My Aging Back (and Knees, Neck, Hands, etc.)
September 9th, 2014
One thing I’ve noticed lately is that gardening doesn’t get any easier as backs age and energy levels fade.
I used to get sore after a whole day of mulching. Now I can wake up sore for no apparent reason.
As I’ve been throttling back and trying to keep pace, I’ve begun to ask myself the question that all rapidly aging gardeners eventually do: “What am I going to do when I can’t get out there and dig, plant, mulch and prune as I used to?”
Lifelong gardener and ailing-hip author Sydney Eddison wrote a wonderful book about that topic several years ago after her husband died and she ended up trying to cope alone with more than an acre of gardens in her Connecticut country yard.
Her book “Gardening for a Lifetime” (Timber Press, $19.95 hardcover) offers lots of practical tips for streamlining labor and rethinking the gardens.
One point she made that really struck home with me was one uttered by violinist Itzhak Perlman after he played through a string breakage during a New York concert.
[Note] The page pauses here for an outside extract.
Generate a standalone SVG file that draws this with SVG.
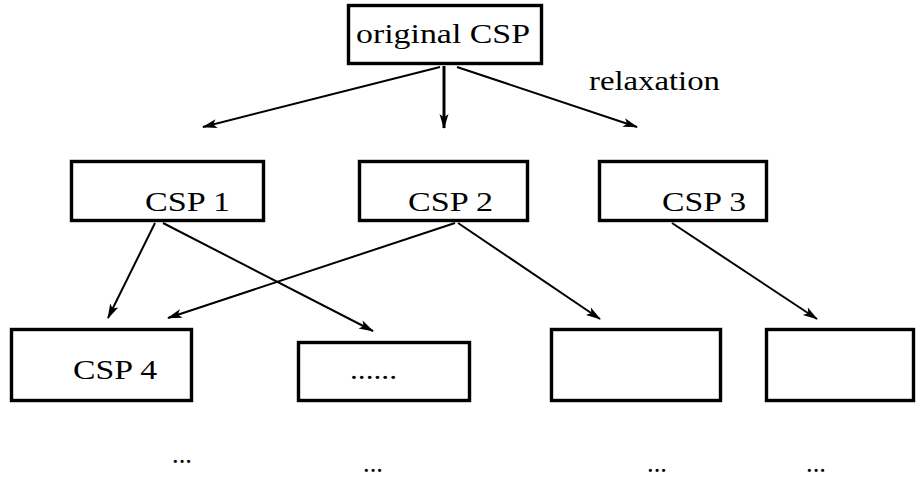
<svg xmlns="http://www.w3.org/2000/svg" width="916" height="482" viewBox="0 0 916 482">
<defs>
<style>
.box{fill:none;stroke:#000;stroke-width:3.4}
.t{font-family:"Liberation Serif","Times New Roman",serif;font-size:28px;fill:#000}
.c{stroke:#000;stroke-width:2;fill:none;marker-end:url(#ah)}
</style>
<marker id="ah" markerUnits="userSpaceOnUse" markerWidth="20" markerHeight="14" viewBox="-16 -7 18 14" refX="0" refY="0" orient="auto">
<path d="M1,0 L-14,-4.5 L-10.5,0 L-14,4.5 z" fill="#000"/>
</marker>
</defs>
<rect width="916" height="482" fill="#fff"/>
<g id="connectors">
<line class="c" x1="440" y1="67" x2="203" y2="127"/>
<line class="c" x1="444" y1="66" x2="444" y2="128" style="stroke-width:3"/>
<line class="c" x1="457" y1="67" x2="637" y2="127"/>
<line class="c" x1="155" y1="223" x2="108" y2="318"/>
<line class="c" x1="163" y1="223" x2="373" y2="331"/>
<line class="c" x1="455" y1="223" x2="168" y2="318"/>
<line class="c" x1="458" y1="223" x2="600" y2="319"/>
<line class="c" x1="672" y1="223" x2="817" y2="319"/>
</g>
<g id="relaxation-label"><text class="t" x="589" y="90" textLength="131" lengthAdjust="spacingAndGlyphs">relaxation</text></g>
<g id="original"><rect class="box" x="348.5" y="5.5" width="193" height="58"/><text class="t" x="356" y="43" textLength="174" lengthAdjust="spacingAndGlyphs">original CSP</text></g>
<g id="csp1"><rect class="box" x="71.5" y="161.5" width="192" height="59"/><text class="t" x="145" y="211" textLength="85" lengthAdjust="spacingAndGlyphs">CSP 1</text></g>
<g id="csp2"><rect class="box" x="359.5" y="161.5" width="168" height="59"/><text class="t" x="408" y="211" textLength="85" lengthAdjust="spacingAndGlyphs">CSP 2</text></g>
<g id="csp3"><rect class="box" x="599.5" y="161.5" width="167" height="59"/><text class="t" x="662" y="211" textLength="84" lengthAdjust="spacingAndGlyphs">CSP 3</text></g>
<g id="csp4"><rect class="box" x="11.5" y="329.5" width="180" height="71"/><text class="t" x="73" y="379" textLength="84" lengthAdjust="spacingAndGlyphs">CSP 4</text></g>
<g id="dots-node"><rect class="box" x="298.5" y="342.5" width="171" height="58"/><text class="t" x="350" y="379" textLength="47" lengthAdjust="spacingAndGlyphs">......</text></g>
<g id="node-empty1"><rect class="box" x="551.5" y="329.5" width="169" height="71"/></g>
<g id="node-empty2"><rect class="box" x="766.5" y="329.5" width="147" height="71"/></g>
<g id="ellipses">
<text class="t" x="172" y="463" textLength="20" lengthAdjust="spacingAndGlyphs">...</text>
<text class="t" x="363" y="472" textLength="20" lengthAdjust="spacingAndGlyphs">...</text>
<text class="t" x="647" y="472" textLength="20" lengthAdjust="spacingAndGlyphs">...</text>
<text class="t" x="806" y="472" textLength="20" lengthAdjust="spacingAndGlyphs">...</text>
</g>
</svg>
Despite the setback, Perlman said afterward that “sometimes it is the artist’s task to find out how much music you can still make with what you have left.”
“Making the most of what you have left is also the older gardener’s task,” Eddison says. “How beautiful can you make your garden with the resources you still have at your command?”
Some of her suggestions:
Simplify. “If one genus or species monopolizes your time and dominates your garden, think about reducing its number,” Eddison suggests.
Walk the garden to identify plants that self-sow annoyingly, that regularly get diseased or that require a lot of deadheading, dividing and staking.
Lean toward types that have healthy, good-looking foliage all season and that have low work demands (sedum, amsonia, liriope, agastache, ornamental grasses, for example).